** Exercise instructions **
Output every line of the material exactly, omitting images.

** Data segment **

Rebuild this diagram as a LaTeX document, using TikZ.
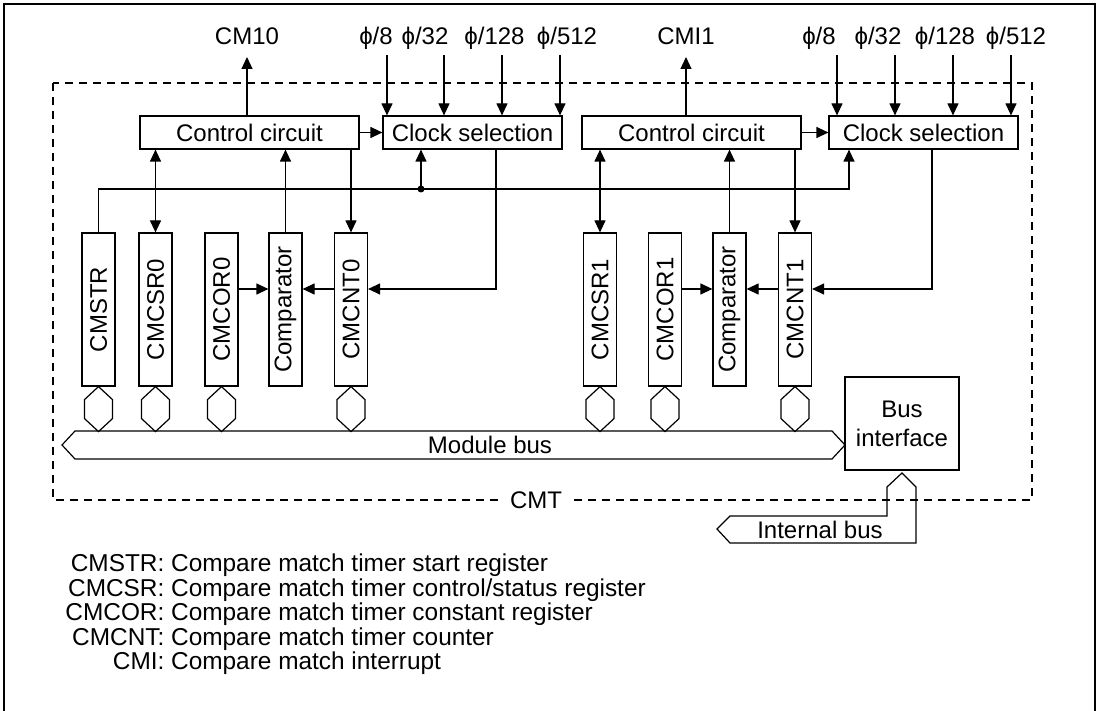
\documentclass[tikz,border=0pt]{standalone}
\usepackage{fontspec}
\setmainfont{Liberation Sans}
\usepackage{graphicx}
\usetikzlibrary{arrows.meta}
\begin{document}
\begin{tikzpicture}[x=0.5pt,y=-0.5pt,
  every node/.style={font=\fontsize{12}{14.5}\selectfont},
  ln/.style={line width=0.6pt},
  arr/.style={ln,-{Triangle[length=6pt,width=5.5pt]}},
  barr/.style={ln,{Triangle[length=6pt,width=5.5pt]}-{Triangle[length=6pt,width=5.5pt]}},
  hbox/.style={draw,ln,minimum height=16.5pt,inner sep=0pt},
  reg/.style={draw,ln,minimum width=16.5pt,minimum height=76.5pt,inner sep=0pt},
  toplbl/.style={anchor=base,inner sep=0pt},
  legend/.style={anchor=base west,inner sep=0pt,font=\fontsize{12.2}{14.5}\selectfont}]
\useasboundingbox (0,0) rectangle (1100,711);
\fill[white] (0,0) rectangle (1100,711);
\draw[ln] (4,711) -- (4,4) -- (1095,4) -- (1095,711);
% CMT dashed frame
\draw[ln,dash pattern=on 4pt off 3pt] (53,83) rectangle (1032,500);
\node[fill=white,inner xsep=3.5pt,inner ysep=1pt] (cmt) at (536,500) {CMT};
% top boxes
\node[hbox,minimum width=109.5pt] (ctrl0) at (249.5,132.5) {Control circuit};
\node[hbox,minimum width=89.5pt] (clk0) at (472.5,132.5) {Clock selection};
\node[hbox,minimum width=109.5pt] (ctrl1) at (691.5,132.5) {Control circuit};
\node[hbox,minimum width=94.5pt] (clk1) at (923.5,132.5) {Clock selection};
% outputs
\node[toplbl] (cmi0) at (247,45) {CM10};
\node[toplbl] (cmi1) at (686,45) {CMI1};
\coordinate (t0) at (247,57);
\coordinate (t1) at (686,57);
\draw[arr] (ctrl0.north -| t0) -- (t0);
\draw[arr] (ctrl1.north -| t1) -- (t1);
% clock inputs
\foreach \lx/\ax/\t [count=\i] in {376/387/8, 425/444/32, 494.5/502/128, 567/560/512} {
  \node[toplbl] (pl\i) at (\lx,45) {ϕ/\t};
  \coordinate (pa\i) at (\ax,55);
  \draw[arr] (pa\i) -- (pa\i |- clk0.north);
}
\foreach \lx/\ax/\t [count=\i] in {819/837/8, 878/895/32, 945/953/128, 1016/1011/512} {
  \node[toplbl] (pr\i) at (\lx,45) {ϕ/\t};
  \coordinate (qa\i) at (\ax,55);
  \draw[arr] (qa\i) -- (qa\i |- clk1.north);
}
\draw[arr] (ctrl0.east) -- (clk0.west);
\draw[arr] (ctrl1.east) -- (clk1.west);
% registers
\node[reg] (cmstr) at (98.5,309.5) {\rotatebox{90}{CMSTR}};
\node[reg] (csr0) at (155.5,309.5) {\rotatebox{90}{CMCSR0}};
\node[reg] (cor0) at (221.5,309.5) {\rotatebox{90}{CMCOR0}};
\node[reg] (cmp0) at (285.5,309.5) {\rotatebox{90}{Comparator}};
\node[reg] (cnt0) at (351,309.5) {\rotatebox{90}{CMCNT0}};
\node[reg] (csr1) at (600,309.5) {\rotatebox{90}{CMCSR1}};
\node[reg] (cor1) at (665,309.5) {\rotatebox{90}{CMCOR1}};
\node[reg] (cmp1) at (729.5,309.5) {\rotatebox{90}{Comparator}};
\node[reg] (cnt1) at (795,309.5) {\rotatebox{90}{CMCNT1}};
% register row connections
\coordinate (row) at (0,289);
\draw[arr] (cor0.east |- row) -- (cmp0.west |- row);
\draw[arr] (cnt0.west |- row) -- (cmp0.east |- row);
\draw[arr] (cor1.east |- row) -- (cmp1.west |- row);
\draw[arr] (cnt1.west |- row) -- (cmp1.east |- row);
\coordinate (c0) at (496,289);
\coordinate (c1) at (932,289);
\draw[arr] (clk0.south -| c0) -- (c0) -- (cnt0.east |- c0);
\draw[arr] (clk1.south -| c1) -- (c1) -- (cnt1.east |- c1);
% control connections
\draw[barr] (ctrl0.south -| csr0) -- (csr0.north);
\draw[arr] (cmp0.north) -- (cmp0.north |- ctrl0.south);
\draw[arr] (cnt0.north |- ctrl0.south) -- (cnt0.north);
\draw[barr] (ctrl1.south -| csr1) -- (csr1.north);
\draw[arr] (cmp1.north) -- (cmp1.north |- ctrl1.south);
\draw[arr] (cnt1.north |- ctrl1.south) -- (cnt1.north);
% start bus
\coordinate (b1) at (849,189);
\coordinate (dot0) at (421,189);
\draw[arr] (cmstr.north) -- (cmstr.north |- b1) -- (b1) -- (b1 |- clk1.south);
\fill (dot0) circle (1.75pt);
\draw[arr] (dot0) -- (dot0 |- clk0.south);
% bus connectors
\foreach \n in {cmstr,csr0,cor0,cnt0,csr1,cor1,cnt1}
  \draw[ln] (\n.south) -- ++(14,13) -- ++(0,19) -- ++(-14,13) -- ++(-14,-13) -- ++(0,-19) -- cycle;
% module bus
\draw[ln] (62,445) -- (75,431) -- (832,431) -- (845,445) -- (832,459) -- (75,459) -- cycle;
\node (mbus) at (490,445) {Module bus};
% bus interface
\node[draw,ln,minimum width=57pt,minimum height=46.5pt,align=center,inner sep=0pt] (bif) at (902,423.5) {Bus\\interface};
% internal bus
\draw[ln] (902,473) -- (916,487) -- (916,543) -- (730,543) -- (717,529) -- (730,516) -- (887,516) -- (887,487) -- cycle;
\node (ibus) at (820,530) {Internal bus};
% legend
\node[legend] (l1) at (64,572) {\makebox[50pt][r]{CMSTR:} Compare match timer start register};
\node[legend] (l2) at (64,597) {\makebox[50pt][r]{CMCSR:} Compare match timer control/status register};
\node[legend] (l3) at (64,621) {\makebox[50pt][r]{CMCOR:} Compare match timer constant register};
\node[legend] (l4) at (64,646) {\makebox[50pt][r]{CMCNT:} Compare match timer counter};
\node[legend] (l5) at (64,670) {\makebox[50pt][r]{CMI:} Compare match interrupt};
\end{tikzpicture}
\end{document}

** The completed task **
Rebuild this diagram as a LaTeX document, using TikZ.
\documentclass[tikz,border=0pt]{standalone}
\usepackage{fontspec}
\setmainfont{Liberation Sans}
\usepackage{graphicx}
\usetikzlibrary{arrows.meta}
\begin{document}
\begin{tikzpicture}[x=0.5pt,y=-0.5pt,
  every node/.style={font=\fontsize{12}{14.5}\selectfont},
  ln/.style={line width=0.6pt},
  arr/.style={ln,-{Triangle[length=6pt,width=5.5pt]}},
  barr/.style={ln,{Triangle[length=6pt,width=5.5pt]}-{Triangle[length=6pt,width=5.5pt]}},
  hbox/.style={draw,ln,minimum height=16.5pt,inner sep=0pt},
  reg/.style={draw,ln,minimum width=16.5pt,minimum height=76.5pt,inner sep=0pt},
  toplbl/.style={anchor=base,inner sep=0pt},
  legend/.style={anchor=base west,inner sep=0pt,font=\fontsize{12.2}{14.5}\selectfont}]
\useasboundingbox (0,0) rectangle (1100,711);
\fill[white] (0,0) rectangle (1100,711);
\draw[ln] (4,711) -- (4,4) -- (1095,4) -- (1095,711);
% CMT dashed frame
\draw[ln,dash pattern=on 4pt off 3pt] (53,83) rectangle (1032,500);
\node[fill=white,inner xsep=3.5pt,inner ysep=1pt] (cmt) at (536,500) {CMT};
% top boxes
\node[hbox,minimum width=109.5pt] (ctrl0) at (249.5,132.5) {Control circuit};
\node[hbox,minimum width=89.5pt] (clk0) at (472.5,132.5) {Clock selection};
\node[hbox,minimum width=109.5pt] (ctrl1) at (691.5,132.5) {Control circuit};
\node[hbox,minimum width=94.5pt] (clk1) at (923.5,132.5) {Clock selection};
% outputs
\node[toplbl] (cmi0) at (247,45) {CM10};
\node[toplbl] (cmi1) at (686,45) {CMI1};
\coordinate (t0) at (247,57);
\coordinate (t1) at (686,57);
\draw[arr] (ctrl0.north -| t0) -- (t0);
\draw[arr] (ctrl1.north -| t1) -- (t1);
% clock inputs
\foreach \lx/\ax/\t [count=\i] in {376/387/8, 425/444/32, 494.5/502/128, 567/560/512} {
  \node[toplbl] (pl\i) at (\lx,45) {ϕ/\t};
  \coordinate (pa\i) at (\ax,55);
  \draw[arr] (pa\i) -- (pa\i |- clk0.north);
}
\foreach \lx/\ax/\t [count=\i] in {819/837/8, 878/895/32, 945/953/128, 1016/1011/512} {
  \node[toplbl] (pr\i) at (\lx,45) {ϕ/\t};
  \coordinate (qa\i) at (\ax,55);
  \draw[arr] (qa\i) -- (qa\i |- clk1.north);
}
\draw[arr] (ctrl0.east) -- (clk0.west);
\draw[arr] (ctrl1.east) -- (clk1.west);
% registers
\node[reg] (cmstr) at (98.5,309.5) {\rotatebox{90}{CMSTR}};
\node[reg] (csr0) at (155.5,309.5) {\rotatebox{90}{CMCSR0}};
\node[reg] (cor0) at (221.5,309.5) {\rotatebox{90}{CMCOR0}};
\node[reg] (cmp0) at (285.5,309.5) {\rotatebox{90}{Comparator}};
\node[reg] (cnt0) at (351,309.5) {\rotatebox{90}{CMCNT0}};
\node[reg] (csr1) at (600,309.5) {\rotatebox{90}{CMCSR1}};
\node[reg] (cor1) at (665,309.5) {\rotatebox{90}{CMCOR1}};
\node[reg] (cmp1) at (729.5,309.5) {\rotatebox{90}{Comparator}};
\node[reg] (cnt1) at (795,309.5) {\rotatebox{90}{CMCNT1}};
% register row connections
\coordinate (row) at (0,289);
\draw[arr] (cor0.east |- row) -- (cmp0.west |- row);
\draw[arr] (cnt0.west |- row) -- (cmp0.east |- row);
\draw[arr] (cor1.east |- row) -- (cmp1.west |- row);
\draw[arr] (cnt1.west |- row) -- (cmp1.east |- row);
\coordinate (c0) at (496,289);
\coordinate (c1) at (932,289);
\draw[arr] (clk0.south -| c0) -- (c0) -- (cnt0.east |- c0);
\draw[arr] (clk1.south -| c1) -- (c1) -- (cnt1.east |- c1);
% control connections
\draw[barr] (ctrl0.south -| csr0) -- (csr0.north);
\draw[arr] (cmp0.north) -- (cmp0.north |- ctrl0.south);
\draw[arr] (cnt0.north |- ctrl0.south) -- (cnt0.north);
\draw[barr] (ctrl1.south -| csr1) -- (csr1.north);
\draw[arr] (cmp1.north) -- (cmp1.north |- ctrl1.south);
\draw[arr] (cnt1.north |- ctrl1.south) -- (cnt1.north);
% start bus
\coordinate (b1) at (849,189);
\coordinate (dot0) at (421,189);
\draw[arr] (cmstr.north) -- (cmstr.north |- b1) -- (b1) -- (b1 |- clk1.south);
\fill (dot0) circle (1.75pt);
\draw[arr] (dot0) -- (dot0 |- clk0.south);
% bus connectors
\foreach \n in {cmstr,csr0,cor0,cnt0,csr1,cor1,cnt1}
  \draw[ln] (\n.south) -- ++(14,13) -- ++(0,19) -- ++(-14,13) -- ++(-14,-13) -- ++(0,-19) -- cycle;
% module bus
\draw[ln] (62,445) -- (75,431) -- (832,431) -- (845,445) -- (832,459) -- (75,459) -- cycle;
\node (mbus) at (490,445) {Module bus};
% bus interface
\node[draw,ln,minimum width=57pt,minimum height=46.5pt,align=center,inner sep=0pt] (bif) at (902,423.5) {Bus\\interface};
% internal bus
\draw[ln] (902,473) -- (916,487) -- (916,543) -- (730,543) -- (717,529) -- (730,516) -- (887,516) -- (887,487) -- cycle;
\node (ibus) at (820,530) {Internal bus};
% legend
\node[legend] (l1) at (64,572) {\makebox[50pt][r]{CMSTR:} Compare match timer start register};
\node[legend] (l2) at (64,597) {\makebox[50pt][r]{CMCSR:} Compare match timer control/status register};
\node[legend] (l3) at (64,621) {\makebox[50pt][r]{CMCOR:} Compare match timer constant register};
\node[legend] (l4) at (64,646) {\makebox[50pt][r]{CMCNT:} Compare match timer counter};
\node[legend] (l5) at (64,670) {\makebox[50pt][r]{CMI:} Compare match interrupt};
\end{tikzpicture}
\end{document}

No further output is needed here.